図書館は緊急事態宣言によって休館だった。特にこれといって借りようと思っていた本はないけど、なにか読みたかった。残念。
借りていた6冊の本を返却ポストへ。

しばらく乗っていなかった自転車は空気が抜けて、走るごとに後輪が不安な音を立てて軋むのがわかる。
このまま家に帰って空気を入れようか。いいや、この近くに自転車屋さんがある。
以前仕事帰りによく空気を入れてもらっていた。気さくな店主さんにいつも「チェーン錆びすぎ。替えたほうがいいよ」と言われるのを、「へへっ、はぁい」とへらへらと返事をしていた。
結局チェーンはまだ替えてない。

久しぶりのその自転車屋さんに着いたころには、後輪のタイヤはもう動きたくないよー!と悲鳴を上げているように重くなっていた。
久しぶりのその店主さんも自転車のあまりのくたびれた様子にギョッとした。

すぐにいっぱいに空気を入れてもらって、サドルに跨る。
満たされたタイヤが喜んで、弾むように私の体重を押し返した。
去り際、店主さんに「マメに空気入れてあげて、あとチェーン錆びすぎ」と言われる。
今回も私は「へへっ、はぁ~い、ありがとうございました~」とへらへらと頭を下げてペダルに足をかけた。チェーン替えるのって値段いくらなんだろう、とこの時ちょっと考える。(直後に忘れてしまう)

足が軽い!さっきまでと全然違う!

どこまでもいけそうな気がする。


暑さがぶり返して日差しが強いのでこのまま家に帰ってもよかったけれど、スイスイ進む自転車にテンションが上がってしまう。

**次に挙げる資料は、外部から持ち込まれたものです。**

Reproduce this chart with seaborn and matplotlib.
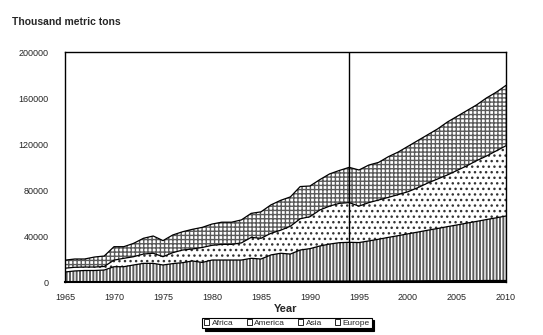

そうだ、ちょっと遠いけど大きな古本屋さんに行ってみよう。
休館で不完全燃焼だった読書欲と自転車の快適さがちょうどよくかみ合った。なんだか楽しくなってくる。
バスか車でしか行ったことがないその店。自転車だとどれくらいだろうか。


片道40分ほどかかった。
遠い。ちょっと遠い、どころではない。
日頃運動不足の私にとってはとんでもなく遠い。

タイヤの空気のおかげで足が軽くなったとはいえ、そもそもが長距離を走るようなスタイリッシュで機能的な自転車ではない。小回りの利くタウン用というか、そういう、やつ…。

道はひたすらまっすぐ。
エモーショナル感じる風景だとか、のんびりできそうな喫茶店だとか、そんなものはない。でかい道路の横をひたすらまっすぐ。
なんにも楽しくない。
暑さでイライラしてきた。日焼け止めを塗ったはずの腕が焦げ臭い。

着いた頃には疲れすぎて、まともに本を物色する気も失せつつあった。
笑う膝を動かして、一応ひととおり棚を見る。
好きな作家さんの文庫を2冊買って外へ出ると、まだ夏日そのものの強い日差し。そりゃそうだ、ここへ来てからまだ1時間くらいしか経っていない。
また炎天下の中サドルに跨る。日が暮れるまで店にいる体力はなかった。
帰るための体力だけは温存しておかなければいけなかった。

自転車置いてタクシーで帰りてえ。


帰りは緩やかな下り坂が多く、行きより早く着いた。

とはいえ次の日までの私の脚は終わった。
膝を中心に脚全体が尋常じゃなくだるくてじんわり痛い。
一日を脚の痛みを感じるだけで終わった。

調子に乗った代償だろうか。
そんなことを考えながら買った古本を開いた。